I get by with a little help from my friends…

Posted by er134 at Sep 02, 2014 10:35 AM |
Worry over ‘voyeuristic gaze’ in using personal networks for data collection

Issued by University of Leicester Press Office on 2 September 2014

A new study from the University of Leicester highlights how it can be problematic if researchers use friends in order to provide data for their study.

Professor Jo Brewis, of the School of Management, argues using friends for research has advantages especially if the research touches on sensitive subjects such as sexuality – but could be viewed as problematic for exposing friends to – amongst other concerns - a ‘voyeuristic gaze’.

Speaking about the paper, published online in the British Journal of Management in mid-August, Professor Brewis, who is professor of organisation and consumption at the University of Leicester, says using personal networks means she does not have to ‘cold call’ people for her research on these sensitive subjects.

In the paper itself, she suggests that:  “Access negotiations [for such research] were relatively easy because rapport and empathy already existed between us.

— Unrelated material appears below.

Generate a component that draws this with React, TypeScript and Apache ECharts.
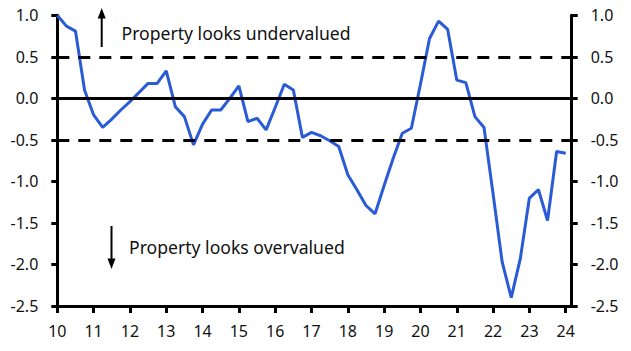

Moreover, my sampling approach was based on the fact that the themes I was exploring were ones we chatted about in the normal course of our friendships.

“The frankness and depth of the narratives I collected from my friend-respondents are, I feel, in large part a product of our friendships.”

But when it came to writing up her research, Professor Brewis said she found aspects of one chapter in particular ‘very difficult to write.’

For example, she suggests she felt what Fraser and Puwar refer to as ‘a sense of betrayal and disloyalty’ when using data about the breakdown of a relationship of a friend.  She also cites McConnell-Henry et al. when commenting on her fears that she had become  “excited by ‘juicy’ data at the expense of the participants’ feelings”, and goes on to write about the risk of “exposing [them] to readers’ ‘voyeuristic gaze’ ”.

Even though all data were gathered according to the “standard ethical protocols of informed consent, anonymity, confidentiality and respondent validation”, Professor Brewis also wondered if other issues arose:  “All [these] women were aware of how I planned to use the material they shared with me … But I cannot gauge whether [they] forgot our exchanges were conducted primarily in the name of research, and instead confided things to me as they would in our friendships”.

On the other hand, another concern raised by Professor Brewis about using friends for research is the danger of ‘silencing’ her friends’ voices by only using small segments of what they disclosed.

Professor Brewis also assessed other risks of using friends for research: “Have I reduced these six women to two-dimensional characters on the page, stripping away their individuality and making them ‘archetypal’ divorcees, stepmothers, mothers manqué, expectant mothers, ‘working mothers’, single women and so on?

Professor Brewis says raising the issues is important:  “I still feel researching our friends represents particularly delicate ethical ground. I think some of this ground has to be navigated in any qualitative research project, and I certainly do not believe we should avoid research with friends. But to me this kind of convenience sampling has a number of important ethical implications.”